Starting at the first line of the entries below, restate each line exactly until you reach the line with "Serif, Times New", and print that one too. Leave the pictures out and stop there.

:: Task data

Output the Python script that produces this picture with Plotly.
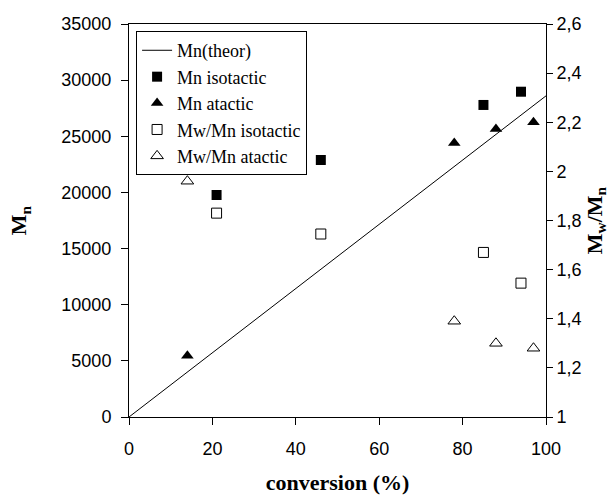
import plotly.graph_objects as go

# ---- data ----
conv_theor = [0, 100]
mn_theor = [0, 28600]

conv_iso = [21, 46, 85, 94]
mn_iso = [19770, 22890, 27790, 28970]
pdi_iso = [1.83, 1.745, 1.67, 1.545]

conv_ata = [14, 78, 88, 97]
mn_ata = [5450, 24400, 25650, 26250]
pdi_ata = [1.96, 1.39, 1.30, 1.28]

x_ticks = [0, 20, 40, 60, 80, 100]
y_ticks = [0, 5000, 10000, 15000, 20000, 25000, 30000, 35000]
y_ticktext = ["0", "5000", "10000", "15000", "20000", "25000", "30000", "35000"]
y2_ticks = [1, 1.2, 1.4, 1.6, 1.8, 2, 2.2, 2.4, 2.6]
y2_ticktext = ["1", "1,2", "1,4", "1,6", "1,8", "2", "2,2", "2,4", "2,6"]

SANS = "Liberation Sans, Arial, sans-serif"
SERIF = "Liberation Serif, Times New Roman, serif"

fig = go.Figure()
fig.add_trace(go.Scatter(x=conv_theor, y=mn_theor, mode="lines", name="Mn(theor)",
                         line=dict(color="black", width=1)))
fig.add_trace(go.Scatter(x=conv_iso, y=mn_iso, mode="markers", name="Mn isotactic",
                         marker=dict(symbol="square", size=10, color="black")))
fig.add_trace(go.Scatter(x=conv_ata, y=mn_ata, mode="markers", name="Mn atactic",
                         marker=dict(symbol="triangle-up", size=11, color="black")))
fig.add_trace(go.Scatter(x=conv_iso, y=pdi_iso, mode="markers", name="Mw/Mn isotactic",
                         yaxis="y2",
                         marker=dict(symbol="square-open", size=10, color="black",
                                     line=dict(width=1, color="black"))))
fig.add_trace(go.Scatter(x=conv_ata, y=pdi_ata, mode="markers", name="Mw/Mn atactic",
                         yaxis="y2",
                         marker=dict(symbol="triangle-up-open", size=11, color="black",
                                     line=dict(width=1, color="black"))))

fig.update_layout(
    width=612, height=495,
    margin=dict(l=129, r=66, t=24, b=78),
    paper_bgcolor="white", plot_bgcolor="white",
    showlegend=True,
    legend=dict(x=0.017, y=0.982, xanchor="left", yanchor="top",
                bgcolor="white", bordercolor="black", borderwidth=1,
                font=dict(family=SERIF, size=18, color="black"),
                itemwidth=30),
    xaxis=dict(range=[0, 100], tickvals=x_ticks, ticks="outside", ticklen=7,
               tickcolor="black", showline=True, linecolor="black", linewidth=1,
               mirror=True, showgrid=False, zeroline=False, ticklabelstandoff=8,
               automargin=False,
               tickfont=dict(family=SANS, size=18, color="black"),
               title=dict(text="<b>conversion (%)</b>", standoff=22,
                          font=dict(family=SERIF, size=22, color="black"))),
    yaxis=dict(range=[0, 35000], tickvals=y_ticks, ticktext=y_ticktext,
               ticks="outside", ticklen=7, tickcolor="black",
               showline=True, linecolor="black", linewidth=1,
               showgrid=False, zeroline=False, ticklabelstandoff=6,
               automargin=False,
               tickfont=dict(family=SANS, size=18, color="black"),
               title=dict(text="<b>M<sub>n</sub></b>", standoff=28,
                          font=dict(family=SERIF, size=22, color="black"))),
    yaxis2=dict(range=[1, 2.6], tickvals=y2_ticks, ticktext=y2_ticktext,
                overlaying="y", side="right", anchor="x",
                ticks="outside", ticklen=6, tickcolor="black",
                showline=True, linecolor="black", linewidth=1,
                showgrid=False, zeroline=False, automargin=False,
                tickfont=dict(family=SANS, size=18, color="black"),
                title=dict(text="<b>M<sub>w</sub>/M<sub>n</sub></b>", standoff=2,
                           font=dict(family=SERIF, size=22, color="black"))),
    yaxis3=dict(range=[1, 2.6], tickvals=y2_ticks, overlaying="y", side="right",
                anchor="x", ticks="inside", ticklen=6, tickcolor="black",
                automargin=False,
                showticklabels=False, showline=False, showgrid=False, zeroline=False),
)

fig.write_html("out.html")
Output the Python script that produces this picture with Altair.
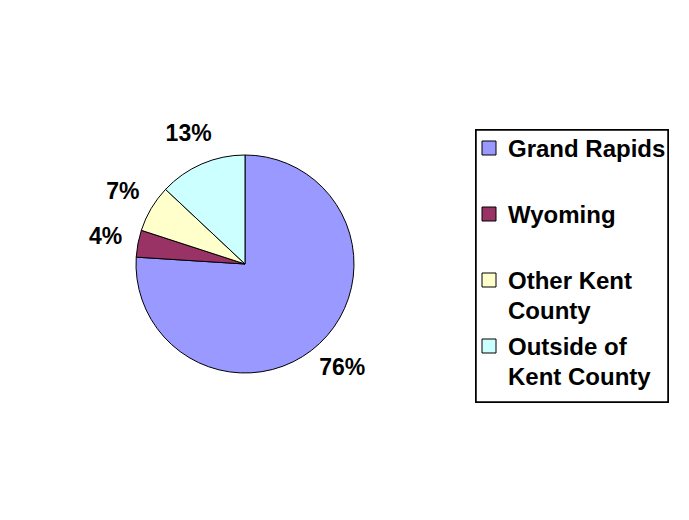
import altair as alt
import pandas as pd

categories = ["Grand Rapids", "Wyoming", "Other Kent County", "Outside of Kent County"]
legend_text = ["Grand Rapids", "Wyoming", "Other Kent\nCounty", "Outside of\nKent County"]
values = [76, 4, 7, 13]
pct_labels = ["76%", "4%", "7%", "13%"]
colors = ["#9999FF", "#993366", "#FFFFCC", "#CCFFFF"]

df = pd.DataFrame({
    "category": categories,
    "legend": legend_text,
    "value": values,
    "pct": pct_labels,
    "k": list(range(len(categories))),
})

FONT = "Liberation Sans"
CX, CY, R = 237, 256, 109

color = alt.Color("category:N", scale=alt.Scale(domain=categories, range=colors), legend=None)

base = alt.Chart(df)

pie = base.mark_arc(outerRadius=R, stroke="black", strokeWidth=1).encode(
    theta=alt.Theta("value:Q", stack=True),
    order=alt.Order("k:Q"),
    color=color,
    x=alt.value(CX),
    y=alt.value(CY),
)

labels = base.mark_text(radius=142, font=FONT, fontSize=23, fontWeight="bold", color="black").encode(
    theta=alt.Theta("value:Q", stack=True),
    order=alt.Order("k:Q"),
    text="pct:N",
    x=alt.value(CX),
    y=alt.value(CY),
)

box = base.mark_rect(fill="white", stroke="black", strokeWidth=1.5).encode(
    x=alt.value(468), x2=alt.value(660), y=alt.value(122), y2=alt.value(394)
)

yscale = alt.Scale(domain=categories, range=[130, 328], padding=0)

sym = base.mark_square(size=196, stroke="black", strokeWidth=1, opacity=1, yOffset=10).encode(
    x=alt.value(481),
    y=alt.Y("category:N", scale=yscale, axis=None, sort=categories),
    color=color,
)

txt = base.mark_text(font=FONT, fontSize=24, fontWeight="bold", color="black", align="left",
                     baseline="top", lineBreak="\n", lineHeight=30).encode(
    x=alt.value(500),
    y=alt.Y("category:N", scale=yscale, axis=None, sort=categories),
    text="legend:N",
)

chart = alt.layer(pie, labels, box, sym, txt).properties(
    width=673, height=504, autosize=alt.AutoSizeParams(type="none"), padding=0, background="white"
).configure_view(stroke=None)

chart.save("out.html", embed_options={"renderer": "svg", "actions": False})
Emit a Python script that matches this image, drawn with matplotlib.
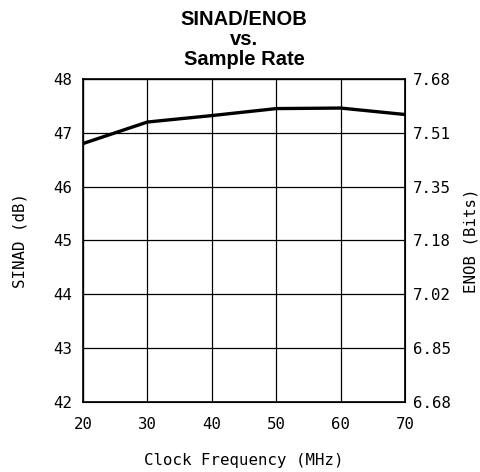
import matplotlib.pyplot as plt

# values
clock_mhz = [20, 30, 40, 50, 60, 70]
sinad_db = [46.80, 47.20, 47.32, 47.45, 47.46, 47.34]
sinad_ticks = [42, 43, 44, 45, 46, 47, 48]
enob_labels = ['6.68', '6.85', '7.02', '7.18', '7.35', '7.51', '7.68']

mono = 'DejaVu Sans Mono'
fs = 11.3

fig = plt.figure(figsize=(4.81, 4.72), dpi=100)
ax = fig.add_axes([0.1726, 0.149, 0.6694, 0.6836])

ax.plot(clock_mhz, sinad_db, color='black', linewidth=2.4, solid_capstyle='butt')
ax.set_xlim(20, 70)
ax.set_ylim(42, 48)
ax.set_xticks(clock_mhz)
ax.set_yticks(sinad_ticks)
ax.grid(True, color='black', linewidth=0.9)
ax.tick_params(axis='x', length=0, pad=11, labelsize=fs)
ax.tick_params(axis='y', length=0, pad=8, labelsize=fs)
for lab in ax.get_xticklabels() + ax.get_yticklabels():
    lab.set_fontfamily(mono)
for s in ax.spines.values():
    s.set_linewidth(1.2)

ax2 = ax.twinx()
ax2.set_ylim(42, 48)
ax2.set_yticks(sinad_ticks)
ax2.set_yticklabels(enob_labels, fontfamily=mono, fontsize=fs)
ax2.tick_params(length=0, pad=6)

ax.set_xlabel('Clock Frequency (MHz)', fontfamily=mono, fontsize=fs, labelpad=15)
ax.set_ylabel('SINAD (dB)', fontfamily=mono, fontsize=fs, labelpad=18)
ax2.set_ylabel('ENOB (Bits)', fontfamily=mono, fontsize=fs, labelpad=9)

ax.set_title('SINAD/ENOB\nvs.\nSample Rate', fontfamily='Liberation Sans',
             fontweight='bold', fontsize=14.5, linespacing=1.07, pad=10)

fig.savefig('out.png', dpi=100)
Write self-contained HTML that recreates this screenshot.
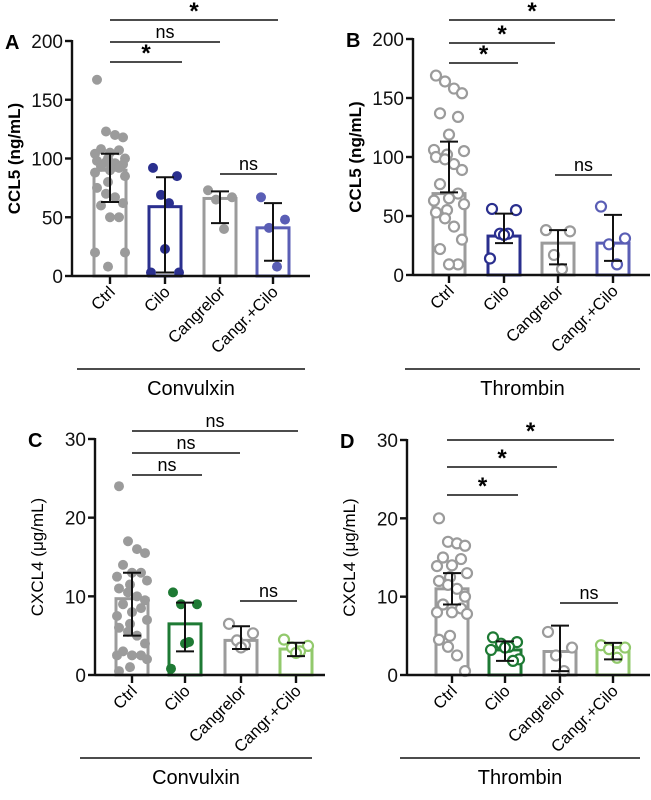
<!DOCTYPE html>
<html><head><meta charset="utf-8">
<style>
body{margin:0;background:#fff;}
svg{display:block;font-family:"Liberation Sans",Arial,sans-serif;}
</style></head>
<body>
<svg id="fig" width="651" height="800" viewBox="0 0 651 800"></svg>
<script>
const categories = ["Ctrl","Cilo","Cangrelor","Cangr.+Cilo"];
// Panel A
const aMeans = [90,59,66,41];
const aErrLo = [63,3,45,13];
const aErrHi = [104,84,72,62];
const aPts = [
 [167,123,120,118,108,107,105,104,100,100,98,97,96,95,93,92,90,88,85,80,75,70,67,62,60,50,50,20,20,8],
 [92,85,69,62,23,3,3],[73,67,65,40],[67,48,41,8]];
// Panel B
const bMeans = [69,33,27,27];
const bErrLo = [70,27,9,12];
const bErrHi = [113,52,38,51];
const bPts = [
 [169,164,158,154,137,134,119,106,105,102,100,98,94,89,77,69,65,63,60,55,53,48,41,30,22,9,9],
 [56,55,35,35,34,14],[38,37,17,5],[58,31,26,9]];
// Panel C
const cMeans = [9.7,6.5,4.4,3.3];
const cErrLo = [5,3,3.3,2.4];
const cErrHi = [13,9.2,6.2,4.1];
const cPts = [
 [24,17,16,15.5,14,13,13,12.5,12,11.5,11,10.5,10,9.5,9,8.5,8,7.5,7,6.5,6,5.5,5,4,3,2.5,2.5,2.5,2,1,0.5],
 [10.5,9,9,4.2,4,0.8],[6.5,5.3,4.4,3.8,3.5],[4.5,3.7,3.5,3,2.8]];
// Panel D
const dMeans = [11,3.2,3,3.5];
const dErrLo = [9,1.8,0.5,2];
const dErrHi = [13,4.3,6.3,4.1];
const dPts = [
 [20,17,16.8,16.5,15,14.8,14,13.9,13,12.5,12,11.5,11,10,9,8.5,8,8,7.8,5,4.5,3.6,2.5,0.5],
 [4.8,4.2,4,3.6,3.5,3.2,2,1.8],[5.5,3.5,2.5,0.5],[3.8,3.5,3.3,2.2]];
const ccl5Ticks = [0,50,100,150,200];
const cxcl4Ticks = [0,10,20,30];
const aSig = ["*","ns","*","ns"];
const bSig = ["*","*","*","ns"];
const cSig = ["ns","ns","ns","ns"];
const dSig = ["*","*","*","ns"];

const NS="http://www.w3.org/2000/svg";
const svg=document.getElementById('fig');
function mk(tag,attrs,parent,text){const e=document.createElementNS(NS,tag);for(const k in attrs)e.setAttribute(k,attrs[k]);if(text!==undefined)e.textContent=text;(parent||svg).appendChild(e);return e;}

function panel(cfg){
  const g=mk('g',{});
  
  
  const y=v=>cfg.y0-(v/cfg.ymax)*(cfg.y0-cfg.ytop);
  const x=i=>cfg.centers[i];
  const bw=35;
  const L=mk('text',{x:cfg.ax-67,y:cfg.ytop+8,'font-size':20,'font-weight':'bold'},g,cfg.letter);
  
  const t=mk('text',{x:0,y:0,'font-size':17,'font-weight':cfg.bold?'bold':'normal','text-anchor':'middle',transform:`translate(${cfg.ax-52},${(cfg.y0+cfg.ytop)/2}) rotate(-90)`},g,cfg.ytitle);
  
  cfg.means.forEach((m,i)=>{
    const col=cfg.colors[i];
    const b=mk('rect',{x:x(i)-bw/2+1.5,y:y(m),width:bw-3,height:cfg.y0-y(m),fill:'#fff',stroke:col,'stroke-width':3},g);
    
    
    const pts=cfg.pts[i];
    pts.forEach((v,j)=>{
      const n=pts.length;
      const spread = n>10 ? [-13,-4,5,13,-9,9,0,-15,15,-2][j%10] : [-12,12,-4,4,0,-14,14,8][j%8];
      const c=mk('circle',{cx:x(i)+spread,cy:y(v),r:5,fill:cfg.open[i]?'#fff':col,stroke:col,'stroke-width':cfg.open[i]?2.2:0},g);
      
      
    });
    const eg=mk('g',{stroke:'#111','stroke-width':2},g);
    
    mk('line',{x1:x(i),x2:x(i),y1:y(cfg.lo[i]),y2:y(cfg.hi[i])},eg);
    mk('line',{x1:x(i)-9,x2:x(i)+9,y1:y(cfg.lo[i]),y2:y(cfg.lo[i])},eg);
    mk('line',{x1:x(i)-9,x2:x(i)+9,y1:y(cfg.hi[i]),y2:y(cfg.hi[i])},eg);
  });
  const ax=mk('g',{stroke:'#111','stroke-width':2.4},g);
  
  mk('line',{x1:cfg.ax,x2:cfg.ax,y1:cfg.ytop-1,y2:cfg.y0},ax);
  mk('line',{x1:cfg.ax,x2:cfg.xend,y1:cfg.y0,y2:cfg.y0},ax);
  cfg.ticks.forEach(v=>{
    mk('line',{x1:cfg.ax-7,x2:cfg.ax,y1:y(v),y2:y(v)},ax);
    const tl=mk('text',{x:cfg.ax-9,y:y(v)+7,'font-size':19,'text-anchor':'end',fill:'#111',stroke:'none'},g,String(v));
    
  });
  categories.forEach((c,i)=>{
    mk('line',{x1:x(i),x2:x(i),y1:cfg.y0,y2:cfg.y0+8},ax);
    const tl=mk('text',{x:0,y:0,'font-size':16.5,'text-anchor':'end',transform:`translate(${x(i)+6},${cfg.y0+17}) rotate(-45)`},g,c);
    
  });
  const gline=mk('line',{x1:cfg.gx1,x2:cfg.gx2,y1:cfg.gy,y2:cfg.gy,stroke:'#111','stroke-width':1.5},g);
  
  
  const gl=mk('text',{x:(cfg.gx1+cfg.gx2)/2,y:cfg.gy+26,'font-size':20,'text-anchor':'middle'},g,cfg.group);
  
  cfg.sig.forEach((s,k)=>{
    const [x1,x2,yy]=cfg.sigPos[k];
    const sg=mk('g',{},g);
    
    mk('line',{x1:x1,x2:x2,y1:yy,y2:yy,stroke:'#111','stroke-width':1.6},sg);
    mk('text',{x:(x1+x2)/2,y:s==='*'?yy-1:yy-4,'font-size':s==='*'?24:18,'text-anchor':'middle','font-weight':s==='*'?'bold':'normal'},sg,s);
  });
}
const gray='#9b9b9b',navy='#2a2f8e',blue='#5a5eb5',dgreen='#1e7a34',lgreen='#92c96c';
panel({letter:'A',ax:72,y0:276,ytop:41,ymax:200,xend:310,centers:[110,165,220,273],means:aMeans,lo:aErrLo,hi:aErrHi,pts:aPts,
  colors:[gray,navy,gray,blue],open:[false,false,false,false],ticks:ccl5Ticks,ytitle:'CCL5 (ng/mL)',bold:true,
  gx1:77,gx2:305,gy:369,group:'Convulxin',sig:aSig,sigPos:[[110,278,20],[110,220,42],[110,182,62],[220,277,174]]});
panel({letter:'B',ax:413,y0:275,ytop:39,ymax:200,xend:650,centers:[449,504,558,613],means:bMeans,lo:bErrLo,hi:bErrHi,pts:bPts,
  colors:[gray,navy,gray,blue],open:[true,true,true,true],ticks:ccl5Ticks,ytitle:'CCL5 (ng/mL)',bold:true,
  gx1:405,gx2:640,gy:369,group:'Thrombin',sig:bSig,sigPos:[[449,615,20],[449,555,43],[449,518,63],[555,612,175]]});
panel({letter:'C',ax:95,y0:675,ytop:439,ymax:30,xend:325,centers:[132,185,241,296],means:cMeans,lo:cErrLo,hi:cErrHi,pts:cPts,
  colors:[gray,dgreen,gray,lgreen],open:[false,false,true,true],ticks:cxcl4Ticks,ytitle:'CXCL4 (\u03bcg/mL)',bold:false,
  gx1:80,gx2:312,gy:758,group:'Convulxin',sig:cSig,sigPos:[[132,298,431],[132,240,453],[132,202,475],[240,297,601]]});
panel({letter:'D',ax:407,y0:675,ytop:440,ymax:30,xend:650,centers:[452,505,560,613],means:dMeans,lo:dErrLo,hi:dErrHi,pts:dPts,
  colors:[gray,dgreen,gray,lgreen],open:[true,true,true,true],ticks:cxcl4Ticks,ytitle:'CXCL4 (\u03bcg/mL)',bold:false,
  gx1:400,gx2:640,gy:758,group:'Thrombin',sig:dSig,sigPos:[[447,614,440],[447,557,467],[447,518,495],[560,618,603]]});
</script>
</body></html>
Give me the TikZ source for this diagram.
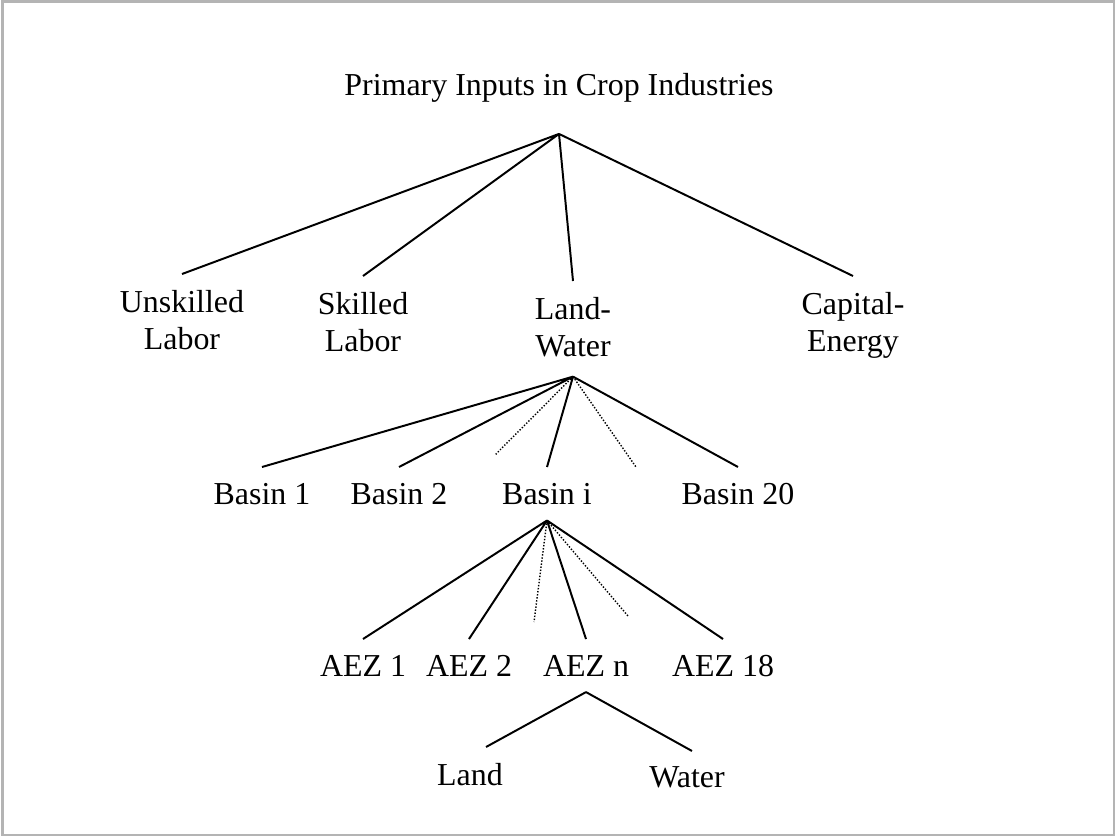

::::

## Output for this exercise:
Output the Python script that produces this picture with Plotly.
import plotly.graph_objects as go

# ---- data ----
conv_theor = [0, 100]
mn_theor = [0, 28600]

conv_iso = [21, 46, 85, 94]
mn_iso = [19770, 22890, 27790, 28970]
pdi_iso = [1.83, 1.745, 1.67, 1.545]

conv_ata = [14, 78, 88, 97]
mn_ata = [5450, 24400, 25650, 26250]
pdi_ata = [1.96, 1.39, 1.30, 1.28]

x_ticks = [0, 20, 40, 60, 80, 100]
y_ticks = [0, 5000, 10000, 15000, 20000, 25000, 30000, 35000]
y_ticktext = ["0", "5000", "10000", "15000", "20000", "25000", "30000", "35000"]
y2_ticks = [1, 1.2, 1.4, 1.6, 1.8, 2, 2.2, 2.4, 2.6]
y2_ticktext = ["1", "1,2", "1,4", "1,6", "1,8", "2", "2,2", "2,4", "2,6"]

SANS = "Liberation Sans, Arial, sans-serif"
SERIF = "Liberation Serif, Times New Roman, serif"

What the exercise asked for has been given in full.